------ Data block ------

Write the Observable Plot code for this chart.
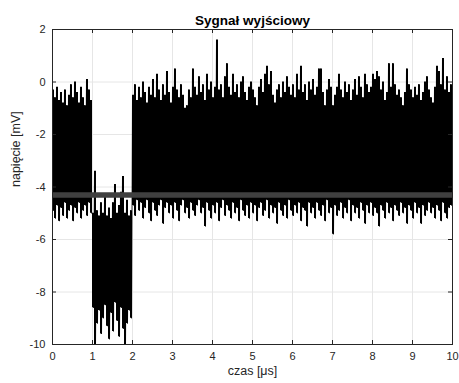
<!DOCTYPE html>
<html>
<head>
<meta charset="utf-8">
<script src="https://cdn.jsdelivr.net/npm/d3@7"></script>
<script src="https://cdn.jsdelivr.net/npm/@observablehq/plot@0.6"></script>
<style>
  html, body { margin: 0; padding: 0; background: #fff; }
</style>
</head>
<body>
<div id="chart"></div>
<script>
// ---- data ----
const titleText = "Sygnał wyjściowy";
const xLabel = "czas [μs]";
const yLabel = "napięcie [mV]";
const xTicks = [0, 1, 2, 3, 4, 5, 6, 7, 8, 9, 10];
const yTicks = [-10, -8, -6, -4, -2, 0, 2];
const sampleStep = 0.05; // μs between envelope readings
// upper extreme of the signal in each 0.05 μs slot (mV)
const hi = [
  -0.3,-0.6,-0.2,-0.7,-0.4,-0.8,-0.3,-0.9,-0.5,-0.1,-0.6,0.0,-0.4,-0.8,-0.2,-0.6,-0.9,0.1,-0.3,-0.7,
  -5.0,-3.4,-4.9,-5.1,-4.6,-5.0,-4.4,-5.1,-4.8,-5.2,-4.6,-3.9,-5.0,-4.7,-4.2,-3.6,-5.0,-4.5,-5.1,-4.9,
  -0.5,-0.1,-0.7,-0.2,-0.6,0.0,-0.4,-0.8,-0.2,-0.5,0.1,-0.6,0.3,-0.3,-0.7,-0.1,-0.5,0.4,-0.4,-0.8,
  -0.2,0.5,-0.3,-0.6,-0.1,-0.5,-1.0,-0.9,-0.3,-0.6,0.5,-0.2,-0.5,0.2,-0.4,-0.1,-0.7,0.3,-0.3,0.0,
  -0.6,-0.2,1.6,-0.3,-0.1,-0.6,0.2,0.7,-0.2,-0.5,0.3,-0.4,-0.1,-0.6,0.0,0.2,-0.4,-0.7,-0.2,0.0,
  -0.3,-0.6,-0.9,-0.2,0.1,-0.4,0.3,0.6,-0.1,0.4,-0.5,-0.8,-0.3,-0.1,-0.6,0.0,-0.4,0.2,-0.2,-0.5,
  -0.1,-0.6,0.3,-0.3,0.6,-0.4,-0.1,-0.7,0.0,-0.3,0.1,-0.5,-0.2,0.5,0.5,-0.4,-0.9,-0.3,0.1,-0.2,
  -0.9,-0.5,-0.2,0.3,-0.3,-0.6,0.0,-0.4,-0.1,-0.7,-0.3,0.1,-0.5,0.2,-0.2,-0.6,0.3,-0.1,-0.4,-0.2,
  0.3,0.1,0.4,0.2,-0.3,0.0,-0.7,-0.4,0.7,-0.2,0.7,-0.1,-0.5,-0.3,-0.6,-0.9,-0.4,0.5,-0.1,-0.3,
  -0.6,-0.2,-0.5,-0.1,-0.7,-0.4,0.0,0.2,-0.3,-0.6,-0.8,-0.2,0.6,0.4,-0.1,0.9,-0.3,0.2,-0.4,-0.1
];
// lower extreme of the signal in each 0.05 μs slot (mV)
const lo = [
  -4.9,-5.2,-4.7,-5.3,-4.8,-5.1,-4.6,-5.2,-4.9,-4.7,-5.3,-4.8,-5.0,-4.6,-5.2,-4.9,-4.7,-5.1,-4.6,-5.0,
  -8.6,-10.0,-9.2,-8.7,-9.6,-9.0,-8.5,-9.3,-9.8,-8.8,-9.5,-8.4,-9.1,-9.7,-8.6,-9.4,-10.0,-9.2,-8.7,-9.0,
  -4.7,-5.1,-4.5,-4.9,-4.6,-5.2,-4.8,-4.5,-5.0,-5.3,-4.6,-4.9,-5.1,-4.7,-4.5,-5.4,-4.8,-4.6,-5.0,-4.7,
  -5.2,-4.6,-4.9,-5.3,-4.7,-4.5,-5.0,-4.8,-5.2,-4.6,-4.9,-5.1,-4.7,-4.5,-5.0,-4.8,-5.5,-4.6,-4.9,-5.2,
  -4.7,-5.0,-4.6,-5.3,-4.8,-4.5,-5.1,-4.7,-4.9,-5.2,-4.6,-5.0,-4.8,-5.3,-4.5,-4.9,-5.1,-4.7,-5.2,-4.6,
  -5.0,-4.7,-5.3,-4.8,-4.6,-5.1,-4.9,-4.5,-5.2,-4.7,-5.0,-4.8,-5.4,-4.6,-4.9,-5.1,-4.7,-5.2,-4.5,-4.9,
  -5.1,-4.7,-5.0,-4.6,-5.3,-4.8,-4.9,-5.5,-4.6,-5.0,-4.8,-5.2,-4.6,-4.9,-5.1,-4.7,-5.3,-4.5,-5.0,-4.8,
  -5.8,-4.7,-5.1,-4.9,-4.6,-5.2,-4.8,-5.0,-4.5,-5.3,-4.7,-5.0,-4.8,-5.2,-4.6,-4.9,-5.4,-4.7,-5.0,-4.6,
  -5.1,-4.8,-5.0,-5.5,-4.7,-4.9,-5.2,-4.6,-5.0,-4.8,-5.3,-4.7,-4.9,-5.1,-4.6,-5.0,-4.8,-5.4,-4.7,-4.9,
  -5.2,-4.6,-5.0,-4.8,-5.4,-4.7,-5.1,-4.9,-4.6,-5.0,-4.8,-5.2,-4.7,-4.9,-5.3,-4.6,-5.0,-5.2,-4.8,-4.7
];
const refLevel = [-4.3]; // thick grey reference line (mV)

// ---- tables built from the arrays ----
// one slot per reading: the signal fills the span between its lower and upper extreme
const slots = hi.map((h, i) => ({t: i * sampleStep, hi: h, lo: lo[i]}));
slots.push({t: hi.length * sampleStep, hi: hi[hi.length - 1], lo: lo[lo.length - 1]});
// the trace swings from the upper to the lower extreme within each slot
const signal = [];
hi.forEach((h, i) => {
  signal.push({t: i * sampleStep, v: h});
  signal.push({t: i * sampleStep + sampleStep / 2, v: lo[i]});
});

const W = 459, H = 383;
const mL = 52, mR = 7, mT = 29, mB = 39;
const tickLen = 4;
const innerW = W - mL - mR, innerH = H - mT - mB;
const axisColor = "#262626";
const gridColor = "#e6e6e6";
const fmt = d => String(d);

const chart = Plot.plot({
  width: W,
  height: H,
  marginLeft: mL,
  marginRight: mR,
  marginTop: mT,
  marginBottom: mB,
  x: {domain: [0, 10], ticks: xTicks},
  y: {domain: [-10, 2], ticks: yTicks},
  style: {
    fontFamily: "'Liberation Sans', Arial, Helvetica, sans-serif",
    fontSize: "11px",
    color: axisColor,
    background: "#ffffff"
  },
  marks: [
    Plot.gridX(xTicks, {stroke: gridColor, strokeOpacity: 1, strokeWidth: 1}),
    Plot.gridY(yTicks, {stroke: gridColor, strokeOpacity: 1, strokeWidth: 1}),
    Plot.areaY(slots, {x: "t", y1: "lo", y2: "hi", curve: "step-after", fill: "#000000", clip: true}),
    Plot.line(signal, {x: "t", y: "v", stroke: "#000000", strokeWidth: 0.8, clip: true}),
    Plot.ruleY(refLevel, {stroke: "#404040", strokeWidth: 5.5}),
    Plot.frame({stroke: axisColor, strokeWidth: 1}),
    // inward tick marks on all four sides
    Plot.ruleX(xTicks, {x: d => d, insetTop: innerH - tickLen, stroke: axisColor}),
    Plot.ruleX(xTicks, {x: d => d, insetBottom: innerH - tickLen, stroke: axisColor}),
    Plot.ruleY(yTicks, {y: d => d, insetRight: innerW - tickLen, stroke: axisColor}),
    Plot.ruleY(yTicks, {y: d => d, insetLeft: innerW - tickLen, stroke: axisColor}),
    Plot.axisX(xTicks, {anchor: "bottom", tickSize: 0, tickPadding: 8, label: null, tickFormat: fmt, fill: axisColor, fontSize: 11}),
    Plot.axisY(yTicks, {anchor: "left", tickSize: 0, tickPadding: 7, label: null, tickFormat: fmt, fill: axisColor, fontSize: 11}),
    Plot.text([titleText], {frameAnchor: "top", lineAnchor: "bottom", dy: -5, fontWeight: "bold", fontSize: 13.5, fill: "#000000"}),
    Plot.text([xLabel], {frameAnchor: "bottom", lineAnchor: "top", dy: 22, fontSize: 12.5, fill: axisColor}),
    Plot.text([yLabel], {frameAnchor: "left", rotate: -90, dx: -37, fontSize: 12.5, fill: axisColor})
  ]
});
document.getElementById("chart").appendChild(chart);
</script>
</body>
</html>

------

■ Required task ■
Look back over the material above and state how many lines hold the word "chart". Write the number and nothing else.

■ Answer to this exercise ■
4